--- Stored data ---
**********

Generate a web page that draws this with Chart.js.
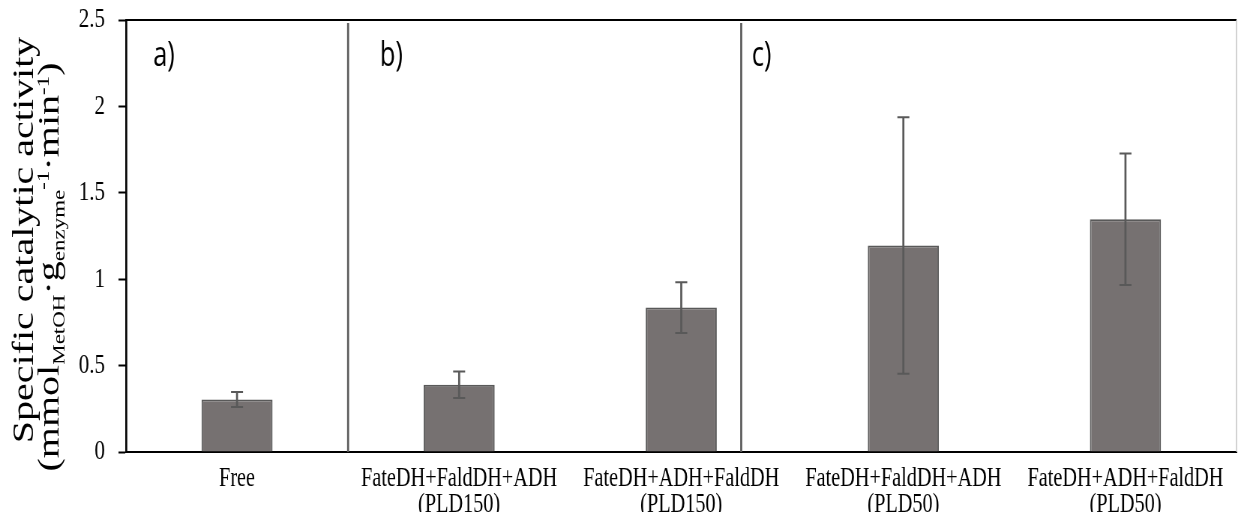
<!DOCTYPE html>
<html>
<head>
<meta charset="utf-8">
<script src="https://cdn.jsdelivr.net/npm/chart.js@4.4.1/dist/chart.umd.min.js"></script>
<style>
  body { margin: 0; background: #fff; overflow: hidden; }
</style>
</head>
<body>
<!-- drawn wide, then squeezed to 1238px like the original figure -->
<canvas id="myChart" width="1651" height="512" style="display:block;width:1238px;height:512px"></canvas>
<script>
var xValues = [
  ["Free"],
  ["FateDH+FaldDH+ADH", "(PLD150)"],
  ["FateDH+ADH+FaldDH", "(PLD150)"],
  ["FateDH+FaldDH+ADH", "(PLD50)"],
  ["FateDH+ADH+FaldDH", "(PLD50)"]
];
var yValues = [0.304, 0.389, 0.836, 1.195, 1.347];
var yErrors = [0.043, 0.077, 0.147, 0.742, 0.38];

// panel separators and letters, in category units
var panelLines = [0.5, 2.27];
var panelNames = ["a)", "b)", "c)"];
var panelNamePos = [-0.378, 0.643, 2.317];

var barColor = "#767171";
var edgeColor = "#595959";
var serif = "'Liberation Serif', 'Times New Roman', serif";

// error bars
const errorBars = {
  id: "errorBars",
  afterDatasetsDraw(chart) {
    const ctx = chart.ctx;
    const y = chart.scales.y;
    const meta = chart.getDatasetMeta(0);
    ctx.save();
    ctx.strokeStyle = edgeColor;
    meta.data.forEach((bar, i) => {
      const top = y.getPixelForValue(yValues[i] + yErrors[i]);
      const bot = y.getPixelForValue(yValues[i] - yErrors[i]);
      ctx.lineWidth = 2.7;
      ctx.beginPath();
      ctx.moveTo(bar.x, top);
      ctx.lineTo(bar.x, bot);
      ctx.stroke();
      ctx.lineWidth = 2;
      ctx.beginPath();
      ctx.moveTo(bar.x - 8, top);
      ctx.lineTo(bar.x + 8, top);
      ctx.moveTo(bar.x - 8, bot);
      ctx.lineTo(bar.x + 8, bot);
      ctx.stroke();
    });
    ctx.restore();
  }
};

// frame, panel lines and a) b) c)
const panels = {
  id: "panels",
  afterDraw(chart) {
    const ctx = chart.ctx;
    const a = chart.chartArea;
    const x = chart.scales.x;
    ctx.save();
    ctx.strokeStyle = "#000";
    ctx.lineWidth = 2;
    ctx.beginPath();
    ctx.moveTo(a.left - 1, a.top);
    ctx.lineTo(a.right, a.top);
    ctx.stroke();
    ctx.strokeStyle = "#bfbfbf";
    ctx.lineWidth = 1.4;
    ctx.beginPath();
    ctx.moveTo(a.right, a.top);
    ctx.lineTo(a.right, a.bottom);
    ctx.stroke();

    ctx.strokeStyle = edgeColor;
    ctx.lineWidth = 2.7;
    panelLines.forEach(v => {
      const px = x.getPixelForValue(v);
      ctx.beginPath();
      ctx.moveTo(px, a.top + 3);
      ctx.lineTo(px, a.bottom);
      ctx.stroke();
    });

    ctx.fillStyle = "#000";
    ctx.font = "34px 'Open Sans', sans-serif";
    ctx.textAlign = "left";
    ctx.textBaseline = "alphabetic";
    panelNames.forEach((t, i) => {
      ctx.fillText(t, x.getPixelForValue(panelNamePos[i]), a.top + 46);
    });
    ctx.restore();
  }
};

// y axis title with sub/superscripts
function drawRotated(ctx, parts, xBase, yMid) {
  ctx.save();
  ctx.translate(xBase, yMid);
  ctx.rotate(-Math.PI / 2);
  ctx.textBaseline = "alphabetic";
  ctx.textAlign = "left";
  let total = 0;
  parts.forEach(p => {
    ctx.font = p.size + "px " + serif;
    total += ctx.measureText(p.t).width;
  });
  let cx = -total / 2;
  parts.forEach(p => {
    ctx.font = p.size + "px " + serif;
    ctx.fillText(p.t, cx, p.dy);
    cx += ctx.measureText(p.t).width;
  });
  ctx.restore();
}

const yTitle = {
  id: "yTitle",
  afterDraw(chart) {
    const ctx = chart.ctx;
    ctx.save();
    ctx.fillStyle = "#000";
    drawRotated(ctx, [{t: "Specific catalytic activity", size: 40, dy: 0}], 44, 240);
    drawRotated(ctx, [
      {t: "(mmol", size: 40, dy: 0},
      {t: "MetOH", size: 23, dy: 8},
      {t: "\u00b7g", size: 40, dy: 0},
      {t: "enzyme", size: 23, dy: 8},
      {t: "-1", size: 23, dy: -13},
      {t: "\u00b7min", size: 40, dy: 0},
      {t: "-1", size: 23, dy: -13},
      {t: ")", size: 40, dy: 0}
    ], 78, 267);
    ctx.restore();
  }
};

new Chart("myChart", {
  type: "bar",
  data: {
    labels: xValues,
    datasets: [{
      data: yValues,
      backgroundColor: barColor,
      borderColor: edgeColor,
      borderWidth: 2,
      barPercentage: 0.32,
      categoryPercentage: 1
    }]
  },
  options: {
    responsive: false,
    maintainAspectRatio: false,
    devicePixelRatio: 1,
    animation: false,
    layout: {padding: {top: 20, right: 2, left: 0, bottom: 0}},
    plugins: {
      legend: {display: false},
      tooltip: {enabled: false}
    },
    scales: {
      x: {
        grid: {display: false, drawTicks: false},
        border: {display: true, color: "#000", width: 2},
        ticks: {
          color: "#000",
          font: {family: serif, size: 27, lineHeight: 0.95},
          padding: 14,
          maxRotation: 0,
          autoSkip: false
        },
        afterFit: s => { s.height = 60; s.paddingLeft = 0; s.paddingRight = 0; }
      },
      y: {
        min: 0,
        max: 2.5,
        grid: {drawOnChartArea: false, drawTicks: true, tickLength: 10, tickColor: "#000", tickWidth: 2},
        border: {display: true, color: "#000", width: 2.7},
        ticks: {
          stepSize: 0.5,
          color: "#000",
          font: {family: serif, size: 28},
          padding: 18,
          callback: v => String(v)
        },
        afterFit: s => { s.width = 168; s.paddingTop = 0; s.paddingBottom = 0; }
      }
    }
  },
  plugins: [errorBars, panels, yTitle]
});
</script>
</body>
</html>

**********

--- Your goal ---
Strip out the pictures and quote the remaining data word for word.

--- Response below ---
Generate a web page that draws this with Chart.js.
<!DOCTYPE html>
<html>
<head>
<meta charset="utf-8">
<script src="https://cdn.jsdelivr.net/npm/chart.js@4.4.1/dist/chart.umd.min.js"></script>
<style>
  body { margin: 0; background: #fff; overflow: hidden; }
</style>
</head>
<body>
<!-- drawn wide, then squeezed to 1238px like the original figure -->
<canvas id="myChart" width="1651" height="512" style="display:block;width:1238px;height:512px"></canvas>
<script>
var xValues = [
  ["Free"],
  ["FateDH+FaldDH+ADH", "(PLD150)"],
  ["FateDH+ADH+FaldDH", "(PLD150)"],
  ["FateDH+FaldDH+ADH", "(PLD50)"],
  ["FateDH+ADH+FaldDH", "(PLD50)"]
];
var yValues = [0.304, 0.389, 0.836, 1.195, 1.347];
var yErrors = [0.043, 0.077, 0.147, 0.742, 0.38];

// panel separators and letters, in category units
var panelLines = [0.5, 2.27];
var panelNames = ["a)", "b)", "c)"];
var panelNamePos = [-0.378, 0.643, 2.317];

var barColor = "#767171";
var edgeColor = "#595959";
var serif = "'Liberation Serif', 'Times New Roman', serif";

// error bars
const errorBars = {
  id: "errorBars",
  afterDatasetsDraw(chart) {
    const ctx = chart.ctx;
    const y = chart.scales.y;
    const meta = chart.getDatasetMeta(0);
    ctx.save();
    ctx.strokeStyle = edgeColor;
    meta.data.forEach((bar, i) => {
      const top = y.getPixelForValue(yValues[i] + yErrors[i]);
      const bot = y.getPixelForValue(yValues[i] - yErrors[i]);
      ctx.lineWidth = 2.7;
      ctx.beginPath();
      ctx.moveTo(bar.x, top);
      ctx.lineTo(bar.x, bot);
      ctx.stroke();
      ctx.lineWidth = 2;
      ctx.beginPath();
      ctx.moveTo(bar.x - 8, top);
      ctx.lineTo(bar.x + 8, top);
      ctx.moveTo(bar.x - 8, bot);
      ctx.lineTo(bar.x + 8, bot);
      ctx.stroke();
    });
    ctx.restore();
  }
};

// frame, panel lines and a) b) c)
const panels = {
  id: "panels",
  afterDraw(chart) {
    const ctx = chart.ctx;
    const a = chart.chartArea;
    const x = chart.scales.x;
    ctx.save();
    ctx.strokeStyle = "#000";
    ctx.lineWidth = 2;
    ctx.beginPath();
    ctx.moveTo(a.left - 1, a.top);
    ctx.lineTo(a.right, a.top);
    ctx.stroke();
    ctx.strokeStyle = "#bfbfbf";
    ctx.lineWidth = 1.4;
    ctx.beginPath();
    ctx.moveTo(a.right, a.top);
    ctx.lineTo(a.right, a.bottom);
    ctx.stroke();

    ctx.strokeStyle = edgeColor;
    ctx.lineWidth = 2.7;
    panelLines.forEach(v => {
      const px = x.getPixelForValue(v);
      ctx.beginPath();
      ctx.moveTo(px, a.top + 3);
      ctx.lineTo(px, a.bottom);
      ctx.stroke();
    });

    ctx.fillStyle = "#000";
    ctx.font = "34px 'Open Sans', sans-serif";
    ctx.textAlign = "left";
    ctx.textBaseline = "alphabetic";
    panelNames.forEach((t, i) => {
      ctx.fillText(t, x.getPixelForValue(panelNamePos[i]), a.top + 46);
    });
    ctx.restore();
  }
};

// y axis title with sub/superscripts
function drawRotated(ctx, parts, xBase, yMid) {
  ctx.save();
  ctx.translate(xBase, yMid);
  ctx.rotate(-Math.PI / 2);
  ctx.textBaseline = "alphabetic";
  ctx.textAlign = "left";
  let total = 0;
  parts.forEach(p => {
    ctx.font = p.size + "px " + serif;
    total += ctx.measureText(p.t).width;
  });
  let cx = -total / 2;
  parts.forEach(p => {
    ctx.font = p.size + "px " + serif;
    ctx.fillText(p.t, cx, p.dy);
    cx += ctx.measureText(p.t).width;
  });
  ctx.restore();
}

const yTitle = {
  id: "yTitle",
  afterDraw(chart) {
    const ctx = chart.ctx;
    ctx.save();
    ctx.fillStyle = "#000";
    drawRotated(ctx, [{t: "Specific catalytic activity", size: 40, dy: 0}], 44, 240);
    drawRotated(ctx, [
      {t: "(mmol", size: 40, dy: 0},
      {t: "MetOH", size: 23, dy: 8},
      {t: "\u00b7g", size: 40, dy: 0},
      {t: "enzyme", size: 23, dy: 8},
      {t: "-1", size: 23, dy: -13},
      {t: "\u00b7min", size: 40, dy: 0},
      {t: "-1", size: 23, dy: -13},
      {t: ")", size: 40, dy: 0}
    ], 78, 267);
    ctx.restore();
  }
};

new Chart("myChart", {
  type: "bar",
  data: {
    labels: xValues,
    datasets: [{
      data: yValues,
      backgroundColor: barColor,
      borderColor: edgeColor,
      borderWidth: 2,
      barPercentage: 0.32,
      categoryPercentage: 1
    }]
  },
  options: {
    responsive: false,
    maintainAspectRatio: false,
    devicePixelRatio: 1,
    animation: false,
    layout: {padding: {top: 20, right: 2, left: 0, bottom: 0}},
    plugins: {
      legend: {display: false},
      tooltip: {enabled: false}
    },
    scales: {
      x: {
        grid: {display: false, drawTicks: false},
        border: {display: true, color: "#000", width: 2},
        ticks: {
          color: "#000",
          font: {family: serif, size: 27, lineHeight: 0.95},
          padding: 14,
          maxRotation: 0,
          autoSkip: false
        },
        afterFit: s => { s.height = 60; s.paddingLeft = 0; s.paddingRight = 0; }
      },
      y: {
        min: 0,
        max: 2.5,
        grid: {drawOnChartArea: false, drawTicks: true, tickLength: 10, tickColor: "#000", tickWidth: 2},
        border: {display: true, color: "#000", width: 2.7},
        ticks: {
          stepSize: 0.5,
          color: "#000",
          font: {family: serif, size: 28},
          padding: 18,
          callback: v => String(v)
        },
        afterFit: s => { s.width = 168; s.paddingTop = 0; s.paddingBottom = 0; }
      }
    }
  },
  plugins: [errorBars, panels, yTitle]
});
</script>
</body>
</html>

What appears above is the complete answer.